Art / Feature
小さき視点のアートたち【4】AKI INOMATA
見慣れた眺めのはずなのに、目を凝らしてみた途端、自分を取り巻く景色が一変する。身近なものの形や影、思わぬ隙間や裏側まで。いつもの世界の見え方が鮮やかに変わる。それこそアートの得意技! 小さな視点から広がる奥行きを、じっくり覗いて感じてみよう。Vol.4はAKI INOMATA。(『Numero TOKYO(ヌメロ・トウキョウ)』2022年7・8月合併号掲載)
AKI INOMATA
『やどかりに「やど」をわたしてみる』
2014-15年 © AKI INOMATA courtesy of Maho Kubota Gallery
生き物との共同作業のプロセスを作品化するアーティスト。
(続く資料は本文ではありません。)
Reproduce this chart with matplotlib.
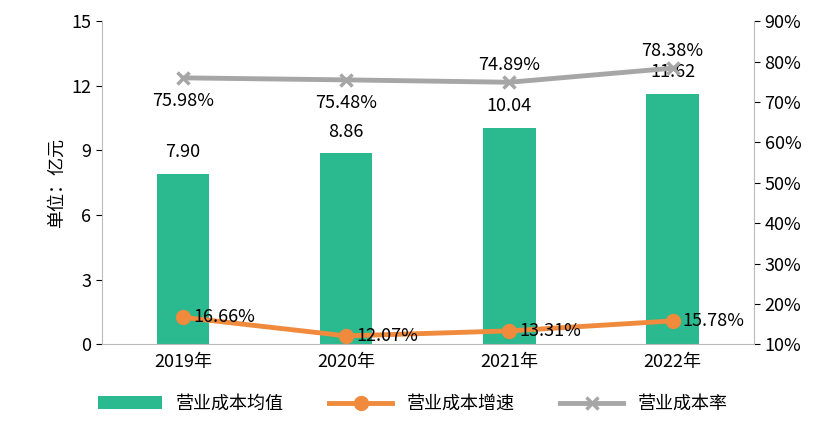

本作は3Dプリンターで出力したプラスチック製の「やど」をヤドカリに渡し、引っ越す様子を観察したシリーズだ。ヤドカリが「やど」として背負っているのは日本の「結婚式教会」。西洋建築を参考に設計された擬洋風の建物で挙式を行う非キリスト教徒のカップルたち。ヤドカリと「やど」というミクロな世界から、欧米を模倣することで都市を近代化したと思い込み、そこに“借り住まい”をしている私たちの姿が垣間見える。
Text : Akane Naniwa Edit : Keita Fukasawa
Profile
あき・いのまたAKI INOMATA
1983年、東京都生まれ。移民や難民をテーマにした『やどかりに「やど」をわたしてみる』や『犬の毛を私がまとい、私の髪を犬がまとう』など、生き物との関わりから生まれるもの、あるいはその関係性をテーマに作品を手がける。過去の主な個展に十和田市現代美術館(2019年)、主なグループ展にニューヨーク近代美術館(MoMA)「Broken Nature」(2020〜21年)などがある。9月11日(日)まで金沢21世紀美術館にて個展「アペルト16 AKI INOMATA:Acting Shells」が開催中。